:: What this task involves ::
Include in the output exactly the lines from the opening of the data through the line containing "plt.rcParams['axes.unicode_minus'] = False", and nothing more.

:: Available data ::
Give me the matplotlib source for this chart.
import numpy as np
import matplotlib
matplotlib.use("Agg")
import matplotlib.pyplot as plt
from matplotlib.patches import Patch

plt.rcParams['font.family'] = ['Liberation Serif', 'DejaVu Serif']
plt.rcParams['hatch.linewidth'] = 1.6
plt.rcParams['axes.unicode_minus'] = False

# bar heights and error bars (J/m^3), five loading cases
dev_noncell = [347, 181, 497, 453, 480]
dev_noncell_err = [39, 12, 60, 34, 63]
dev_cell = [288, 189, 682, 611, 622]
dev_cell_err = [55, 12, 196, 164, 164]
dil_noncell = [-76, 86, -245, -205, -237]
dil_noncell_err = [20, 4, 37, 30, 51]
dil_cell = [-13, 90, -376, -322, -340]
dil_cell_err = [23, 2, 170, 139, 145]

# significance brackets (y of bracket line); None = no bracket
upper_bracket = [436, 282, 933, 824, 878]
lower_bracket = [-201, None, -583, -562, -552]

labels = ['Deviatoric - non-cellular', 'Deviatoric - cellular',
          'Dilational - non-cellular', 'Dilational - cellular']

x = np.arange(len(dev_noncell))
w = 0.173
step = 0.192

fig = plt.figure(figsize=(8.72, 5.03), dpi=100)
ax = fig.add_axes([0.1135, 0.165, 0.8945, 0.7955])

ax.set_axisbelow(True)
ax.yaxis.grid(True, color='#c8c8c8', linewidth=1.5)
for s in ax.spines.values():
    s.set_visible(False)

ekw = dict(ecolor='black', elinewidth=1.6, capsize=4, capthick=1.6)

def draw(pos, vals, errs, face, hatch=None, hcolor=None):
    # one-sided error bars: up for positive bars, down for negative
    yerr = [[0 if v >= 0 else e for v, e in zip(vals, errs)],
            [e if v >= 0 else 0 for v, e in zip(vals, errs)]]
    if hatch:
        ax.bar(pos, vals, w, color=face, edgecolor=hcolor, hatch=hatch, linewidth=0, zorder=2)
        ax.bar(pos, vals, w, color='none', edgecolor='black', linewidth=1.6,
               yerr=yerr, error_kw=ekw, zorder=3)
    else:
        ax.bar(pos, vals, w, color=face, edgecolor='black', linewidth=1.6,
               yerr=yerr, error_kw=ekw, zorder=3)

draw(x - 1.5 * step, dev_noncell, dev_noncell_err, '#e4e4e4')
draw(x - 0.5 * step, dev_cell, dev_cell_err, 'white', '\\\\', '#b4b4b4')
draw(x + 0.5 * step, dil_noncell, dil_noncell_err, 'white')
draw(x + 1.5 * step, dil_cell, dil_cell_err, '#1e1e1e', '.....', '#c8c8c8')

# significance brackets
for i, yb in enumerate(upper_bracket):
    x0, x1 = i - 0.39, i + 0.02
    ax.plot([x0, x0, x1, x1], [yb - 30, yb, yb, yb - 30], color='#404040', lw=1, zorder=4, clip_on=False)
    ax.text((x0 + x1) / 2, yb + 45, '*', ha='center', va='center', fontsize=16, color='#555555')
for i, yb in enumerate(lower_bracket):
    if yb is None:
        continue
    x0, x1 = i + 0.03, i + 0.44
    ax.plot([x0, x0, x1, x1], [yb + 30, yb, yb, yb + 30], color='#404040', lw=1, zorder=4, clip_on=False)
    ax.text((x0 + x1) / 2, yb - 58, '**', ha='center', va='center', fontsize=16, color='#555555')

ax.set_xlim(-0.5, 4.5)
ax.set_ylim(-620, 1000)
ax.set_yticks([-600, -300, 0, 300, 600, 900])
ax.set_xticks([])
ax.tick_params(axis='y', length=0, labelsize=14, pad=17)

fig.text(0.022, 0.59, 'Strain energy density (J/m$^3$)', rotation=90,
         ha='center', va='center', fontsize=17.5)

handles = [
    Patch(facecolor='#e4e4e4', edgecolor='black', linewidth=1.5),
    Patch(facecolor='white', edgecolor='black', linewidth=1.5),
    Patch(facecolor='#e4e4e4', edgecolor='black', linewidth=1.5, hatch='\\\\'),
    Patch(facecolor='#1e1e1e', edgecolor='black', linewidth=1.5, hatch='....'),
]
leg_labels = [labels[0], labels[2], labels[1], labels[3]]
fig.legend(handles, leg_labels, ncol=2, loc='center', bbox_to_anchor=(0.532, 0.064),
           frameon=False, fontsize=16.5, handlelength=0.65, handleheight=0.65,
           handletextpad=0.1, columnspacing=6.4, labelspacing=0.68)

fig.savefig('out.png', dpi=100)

:: Exercise response ::
Give me the matplotlib source for this chart.
import numpy as np
import matplotlib
matplotlib.use("Agg")
import matplotlib.pyplot as plt
from matplotlib.patches import Patch

plt.rcParams['font.family'] = ['Liberation Serif', 'DejaVu Serif']
plt.rcParams['hatch.linewidth'] = 1.6
plt.rcParams['axes.unicode_minus'] = False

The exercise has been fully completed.